→ EXERCISE BRIEF: Output the lines from the top of the entries below to the line with "import matplotlib.pyplot as plt", both included, exactly and without pictures.

____

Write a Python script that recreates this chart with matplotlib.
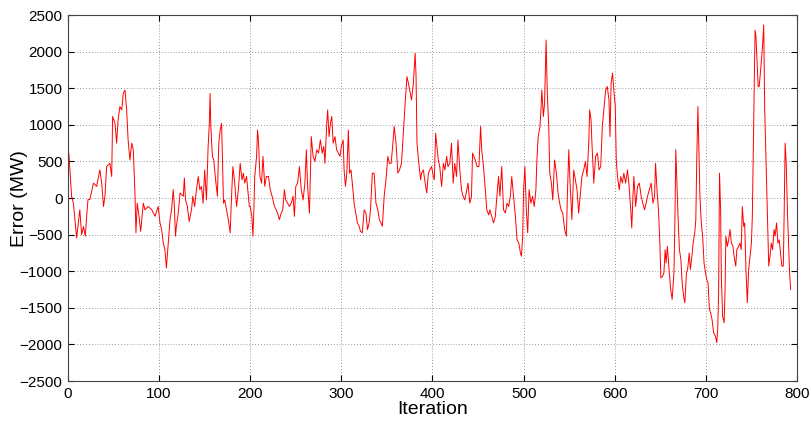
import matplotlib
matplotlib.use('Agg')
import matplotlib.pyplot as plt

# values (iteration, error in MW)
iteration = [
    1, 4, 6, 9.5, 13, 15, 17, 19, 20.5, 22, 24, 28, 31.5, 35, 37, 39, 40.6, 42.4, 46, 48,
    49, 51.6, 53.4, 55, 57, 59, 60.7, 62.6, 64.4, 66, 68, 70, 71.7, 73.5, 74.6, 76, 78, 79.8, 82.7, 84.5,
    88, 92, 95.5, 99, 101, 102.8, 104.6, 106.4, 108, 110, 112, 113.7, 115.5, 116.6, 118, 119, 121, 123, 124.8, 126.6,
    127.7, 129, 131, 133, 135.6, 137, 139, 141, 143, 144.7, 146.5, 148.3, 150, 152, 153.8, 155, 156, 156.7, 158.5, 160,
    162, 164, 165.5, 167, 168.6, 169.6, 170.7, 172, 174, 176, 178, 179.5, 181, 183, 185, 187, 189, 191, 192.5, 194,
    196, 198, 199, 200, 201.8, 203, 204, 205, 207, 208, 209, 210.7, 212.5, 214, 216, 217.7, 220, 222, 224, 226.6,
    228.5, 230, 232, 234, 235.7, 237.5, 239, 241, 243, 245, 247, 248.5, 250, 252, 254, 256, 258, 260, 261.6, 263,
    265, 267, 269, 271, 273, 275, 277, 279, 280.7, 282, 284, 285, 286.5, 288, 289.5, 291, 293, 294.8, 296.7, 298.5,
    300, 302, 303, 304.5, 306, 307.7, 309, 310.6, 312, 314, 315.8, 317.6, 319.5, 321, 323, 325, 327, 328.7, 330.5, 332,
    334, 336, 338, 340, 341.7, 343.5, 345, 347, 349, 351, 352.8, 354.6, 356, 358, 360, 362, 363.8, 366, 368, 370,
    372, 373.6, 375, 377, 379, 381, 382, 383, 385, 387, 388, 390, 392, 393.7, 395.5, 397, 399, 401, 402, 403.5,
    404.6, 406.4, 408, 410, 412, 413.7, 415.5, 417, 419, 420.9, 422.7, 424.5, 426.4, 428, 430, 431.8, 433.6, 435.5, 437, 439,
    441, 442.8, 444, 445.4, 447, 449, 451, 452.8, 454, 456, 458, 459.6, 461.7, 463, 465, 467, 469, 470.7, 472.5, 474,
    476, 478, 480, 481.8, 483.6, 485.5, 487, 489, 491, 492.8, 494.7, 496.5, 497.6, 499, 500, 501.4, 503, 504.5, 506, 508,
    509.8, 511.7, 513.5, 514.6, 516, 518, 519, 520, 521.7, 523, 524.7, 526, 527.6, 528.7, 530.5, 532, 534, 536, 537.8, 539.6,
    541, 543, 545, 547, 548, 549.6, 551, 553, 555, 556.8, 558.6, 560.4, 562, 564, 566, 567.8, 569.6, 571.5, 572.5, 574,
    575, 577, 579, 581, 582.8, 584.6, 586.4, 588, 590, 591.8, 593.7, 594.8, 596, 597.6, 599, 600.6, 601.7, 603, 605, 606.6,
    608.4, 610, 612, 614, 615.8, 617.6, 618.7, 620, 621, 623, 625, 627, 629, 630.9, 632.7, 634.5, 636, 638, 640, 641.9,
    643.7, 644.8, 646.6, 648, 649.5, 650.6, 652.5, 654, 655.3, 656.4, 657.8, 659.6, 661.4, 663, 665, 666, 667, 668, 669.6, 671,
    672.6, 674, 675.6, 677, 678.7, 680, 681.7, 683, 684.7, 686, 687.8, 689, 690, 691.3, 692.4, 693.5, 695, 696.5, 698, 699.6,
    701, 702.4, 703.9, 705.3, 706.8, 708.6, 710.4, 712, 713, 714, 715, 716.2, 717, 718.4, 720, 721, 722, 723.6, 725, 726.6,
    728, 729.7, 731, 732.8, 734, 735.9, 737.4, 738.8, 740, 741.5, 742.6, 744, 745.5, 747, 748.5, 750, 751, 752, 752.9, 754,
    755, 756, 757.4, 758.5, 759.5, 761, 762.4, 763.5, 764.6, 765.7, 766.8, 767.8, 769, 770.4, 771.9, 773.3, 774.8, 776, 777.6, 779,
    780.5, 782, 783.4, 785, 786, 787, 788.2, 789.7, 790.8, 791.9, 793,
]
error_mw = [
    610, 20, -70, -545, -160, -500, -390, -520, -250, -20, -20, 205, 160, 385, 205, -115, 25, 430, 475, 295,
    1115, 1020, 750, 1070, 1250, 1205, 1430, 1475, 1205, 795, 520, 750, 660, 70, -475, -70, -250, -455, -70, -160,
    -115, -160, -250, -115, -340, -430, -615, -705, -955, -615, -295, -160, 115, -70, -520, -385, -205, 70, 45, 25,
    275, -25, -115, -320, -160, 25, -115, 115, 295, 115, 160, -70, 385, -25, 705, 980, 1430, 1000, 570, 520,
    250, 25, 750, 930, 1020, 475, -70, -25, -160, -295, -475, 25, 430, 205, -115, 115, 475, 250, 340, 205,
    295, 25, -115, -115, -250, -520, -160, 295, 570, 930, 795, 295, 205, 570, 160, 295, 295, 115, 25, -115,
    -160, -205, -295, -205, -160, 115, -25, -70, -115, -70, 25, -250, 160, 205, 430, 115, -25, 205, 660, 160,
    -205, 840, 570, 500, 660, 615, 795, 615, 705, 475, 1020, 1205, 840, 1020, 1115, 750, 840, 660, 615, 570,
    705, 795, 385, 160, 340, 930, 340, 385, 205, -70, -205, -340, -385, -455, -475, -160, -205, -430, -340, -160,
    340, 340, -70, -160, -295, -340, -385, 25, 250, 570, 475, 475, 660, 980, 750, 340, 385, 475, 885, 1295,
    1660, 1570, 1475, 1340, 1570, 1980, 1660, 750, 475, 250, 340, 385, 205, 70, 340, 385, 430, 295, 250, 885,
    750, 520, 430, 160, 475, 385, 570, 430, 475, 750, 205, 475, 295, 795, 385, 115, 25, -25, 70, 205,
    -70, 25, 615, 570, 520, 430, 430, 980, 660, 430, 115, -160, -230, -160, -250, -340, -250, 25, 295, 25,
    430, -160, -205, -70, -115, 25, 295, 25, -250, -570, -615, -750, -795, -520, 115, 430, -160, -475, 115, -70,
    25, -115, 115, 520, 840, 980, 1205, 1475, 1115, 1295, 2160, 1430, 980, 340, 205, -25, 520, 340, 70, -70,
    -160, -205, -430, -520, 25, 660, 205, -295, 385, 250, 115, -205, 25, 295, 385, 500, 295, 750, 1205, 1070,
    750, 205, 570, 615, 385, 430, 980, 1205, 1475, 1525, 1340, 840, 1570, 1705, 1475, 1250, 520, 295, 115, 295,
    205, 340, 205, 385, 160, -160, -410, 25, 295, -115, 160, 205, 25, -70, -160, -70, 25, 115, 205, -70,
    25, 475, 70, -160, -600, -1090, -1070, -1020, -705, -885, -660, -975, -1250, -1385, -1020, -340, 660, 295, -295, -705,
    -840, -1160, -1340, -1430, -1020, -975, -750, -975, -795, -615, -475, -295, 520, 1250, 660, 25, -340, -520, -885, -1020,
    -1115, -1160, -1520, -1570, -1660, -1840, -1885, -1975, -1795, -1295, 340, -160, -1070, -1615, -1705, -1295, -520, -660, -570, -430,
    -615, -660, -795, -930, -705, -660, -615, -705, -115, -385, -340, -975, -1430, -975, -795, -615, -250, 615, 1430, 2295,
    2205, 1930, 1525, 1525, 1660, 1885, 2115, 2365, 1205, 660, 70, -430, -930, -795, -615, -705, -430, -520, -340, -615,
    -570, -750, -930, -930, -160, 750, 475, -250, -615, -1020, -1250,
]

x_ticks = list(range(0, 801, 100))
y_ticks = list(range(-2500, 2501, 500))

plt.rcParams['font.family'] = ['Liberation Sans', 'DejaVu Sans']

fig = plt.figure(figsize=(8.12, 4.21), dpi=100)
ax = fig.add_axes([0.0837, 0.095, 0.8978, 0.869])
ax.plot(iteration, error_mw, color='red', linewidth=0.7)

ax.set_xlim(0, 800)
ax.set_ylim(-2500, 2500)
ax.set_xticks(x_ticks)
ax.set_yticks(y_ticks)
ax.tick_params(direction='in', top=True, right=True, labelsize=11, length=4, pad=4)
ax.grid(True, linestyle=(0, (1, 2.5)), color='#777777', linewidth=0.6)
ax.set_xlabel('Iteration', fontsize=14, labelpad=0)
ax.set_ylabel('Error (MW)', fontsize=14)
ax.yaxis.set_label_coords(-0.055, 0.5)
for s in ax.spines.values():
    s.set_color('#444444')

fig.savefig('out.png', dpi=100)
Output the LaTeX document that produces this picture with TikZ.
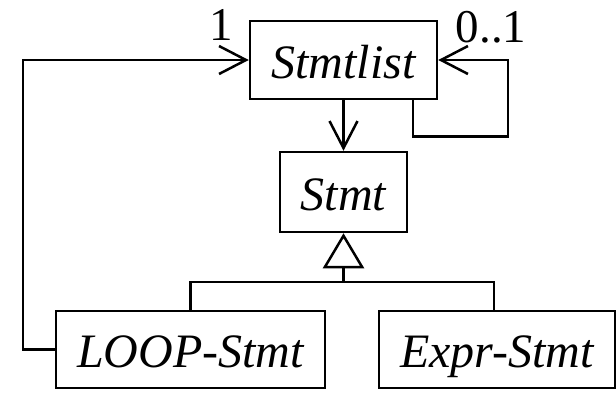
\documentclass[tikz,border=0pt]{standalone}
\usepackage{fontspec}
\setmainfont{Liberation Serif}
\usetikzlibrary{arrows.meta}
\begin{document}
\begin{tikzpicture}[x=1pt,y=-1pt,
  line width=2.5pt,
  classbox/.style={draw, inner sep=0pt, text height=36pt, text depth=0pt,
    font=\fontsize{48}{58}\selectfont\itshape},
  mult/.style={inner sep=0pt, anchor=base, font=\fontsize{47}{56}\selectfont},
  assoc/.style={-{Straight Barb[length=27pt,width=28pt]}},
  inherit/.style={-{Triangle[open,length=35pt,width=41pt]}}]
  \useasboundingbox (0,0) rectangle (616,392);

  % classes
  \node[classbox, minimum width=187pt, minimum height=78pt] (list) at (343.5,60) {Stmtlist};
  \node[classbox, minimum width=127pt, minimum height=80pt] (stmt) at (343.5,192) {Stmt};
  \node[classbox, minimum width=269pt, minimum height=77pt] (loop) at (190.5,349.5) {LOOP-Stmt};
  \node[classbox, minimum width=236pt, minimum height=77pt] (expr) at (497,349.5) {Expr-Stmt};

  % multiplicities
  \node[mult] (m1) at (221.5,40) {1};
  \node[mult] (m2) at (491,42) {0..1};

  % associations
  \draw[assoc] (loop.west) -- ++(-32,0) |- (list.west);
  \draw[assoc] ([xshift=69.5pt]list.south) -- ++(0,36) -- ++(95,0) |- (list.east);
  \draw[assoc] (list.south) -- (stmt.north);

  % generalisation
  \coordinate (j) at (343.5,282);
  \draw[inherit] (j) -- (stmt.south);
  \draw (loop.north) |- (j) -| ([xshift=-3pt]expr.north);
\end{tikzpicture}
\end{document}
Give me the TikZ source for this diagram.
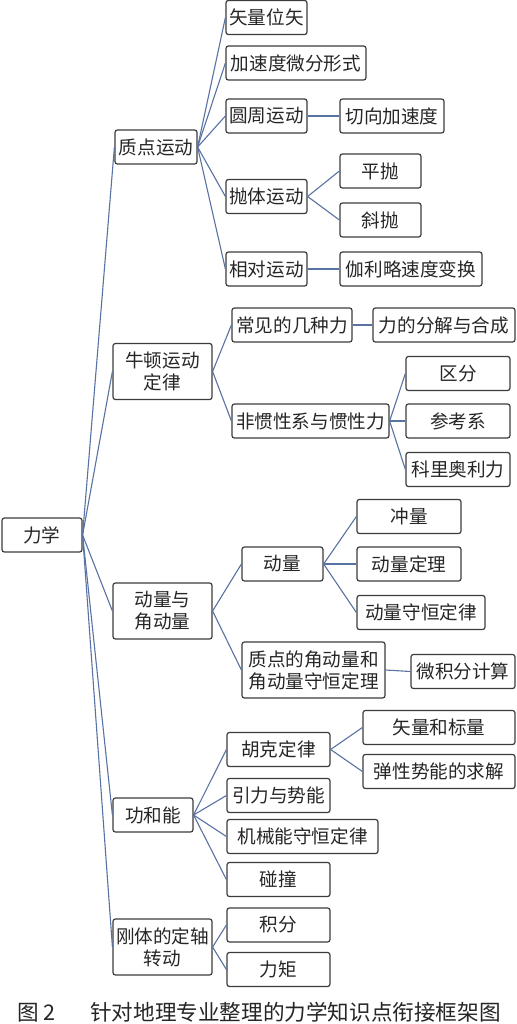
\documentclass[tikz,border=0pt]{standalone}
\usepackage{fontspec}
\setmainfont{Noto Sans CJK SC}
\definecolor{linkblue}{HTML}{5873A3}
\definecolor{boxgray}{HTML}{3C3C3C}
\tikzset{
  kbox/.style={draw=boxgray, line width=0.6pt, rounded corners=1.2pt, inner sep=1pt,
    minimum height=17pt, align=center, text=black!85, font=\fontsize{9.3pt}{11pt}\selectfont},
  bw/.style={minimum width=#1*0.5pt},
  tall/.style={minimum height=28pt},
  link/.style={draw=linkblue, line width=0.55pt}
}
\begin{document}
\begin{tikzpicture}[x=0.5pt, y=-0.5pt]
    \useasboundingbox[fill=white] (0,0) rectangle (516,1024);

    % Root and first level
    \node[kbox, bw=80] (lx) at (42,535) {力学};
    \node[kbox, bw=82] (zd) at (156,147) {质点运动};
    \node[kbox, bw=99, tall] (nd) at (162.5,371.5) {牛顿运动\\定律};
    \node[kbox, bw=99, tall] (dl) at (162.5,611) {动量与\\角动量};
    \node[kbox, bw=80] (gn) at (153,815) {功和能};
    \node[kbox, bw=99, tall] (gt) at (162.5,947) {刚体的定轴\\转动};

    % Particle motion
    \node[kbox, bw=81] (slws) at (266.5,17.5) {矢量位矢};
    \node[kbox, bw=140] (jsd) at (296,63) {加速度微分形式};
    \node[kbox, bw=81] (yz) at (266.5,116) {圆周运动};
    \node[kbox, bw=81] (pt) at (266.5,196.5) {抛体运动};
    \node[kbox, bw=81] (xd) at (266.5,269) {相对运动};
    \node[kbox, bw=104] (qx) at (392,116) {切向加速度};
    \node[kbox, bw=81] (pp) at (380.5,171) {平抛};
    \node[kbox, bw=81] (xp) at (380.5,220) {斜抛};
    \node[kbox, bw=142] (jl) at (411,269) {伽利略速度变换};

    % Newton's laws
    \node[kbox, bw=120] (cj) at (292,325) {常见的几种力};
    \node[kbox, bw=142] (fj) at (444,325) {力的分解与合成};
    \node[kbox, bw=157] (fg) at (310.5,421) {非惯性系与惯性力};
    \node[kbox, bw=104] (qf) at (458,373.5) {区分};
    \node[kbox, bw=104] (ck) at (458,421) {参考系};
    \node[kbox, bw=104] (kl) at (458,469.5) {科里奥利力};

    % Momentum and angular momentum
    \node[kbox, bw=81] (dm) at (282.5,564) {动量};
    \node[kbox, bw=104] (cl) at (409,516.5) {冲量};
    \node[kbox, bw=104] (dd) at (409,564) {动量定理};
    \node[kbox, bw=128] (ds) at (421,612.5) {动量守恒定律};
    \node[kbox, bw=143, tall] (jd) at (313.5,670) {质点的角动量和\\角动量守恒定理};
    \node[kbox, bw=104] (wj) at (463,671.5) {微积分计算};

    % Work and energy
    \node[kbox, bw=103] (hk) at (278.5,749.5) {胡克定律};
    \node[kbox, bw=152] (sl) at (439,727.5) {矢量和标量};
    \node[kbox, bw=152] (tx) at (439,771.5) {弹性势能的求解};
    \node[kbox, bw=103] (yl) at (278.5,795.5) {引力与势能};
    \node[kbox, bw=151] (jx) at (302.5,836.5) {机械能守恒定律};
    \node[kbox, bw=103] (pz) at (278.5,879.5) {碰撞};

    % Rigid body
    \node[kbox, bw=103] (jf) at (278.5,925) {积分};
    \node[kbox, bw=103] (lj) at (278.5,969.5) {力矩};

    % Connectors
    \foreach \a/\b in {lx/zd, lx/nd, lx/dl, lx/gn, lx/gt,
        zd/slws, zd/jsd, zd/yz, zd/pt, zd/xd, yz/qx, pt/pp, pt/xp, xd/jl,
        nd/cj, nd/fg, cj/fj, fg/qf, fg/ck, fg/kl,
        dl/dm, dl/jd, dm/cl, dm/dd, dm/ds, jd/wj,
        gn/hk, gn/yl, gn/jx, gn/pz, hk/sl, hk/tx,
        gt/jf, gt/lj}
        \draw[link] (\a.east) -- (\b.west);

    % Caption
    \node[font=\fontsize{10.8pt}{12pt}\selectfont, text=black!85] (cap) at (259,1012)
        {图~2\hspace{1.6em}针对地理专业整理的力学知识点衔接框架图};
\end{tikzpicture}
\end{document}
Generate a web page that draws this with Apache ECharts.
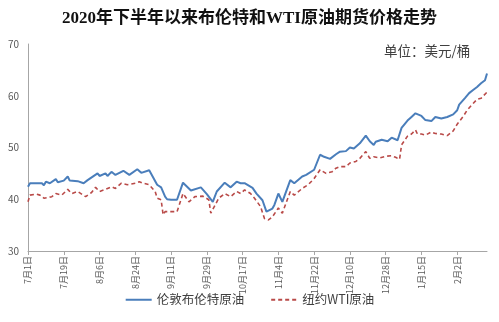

____

→ COMPLETED EXERCISE:
Write a Python script that recreates this chart with matplotlib.
import matplotlib
matplotlib.use('Agg')
import matplotlib.pyplot as plt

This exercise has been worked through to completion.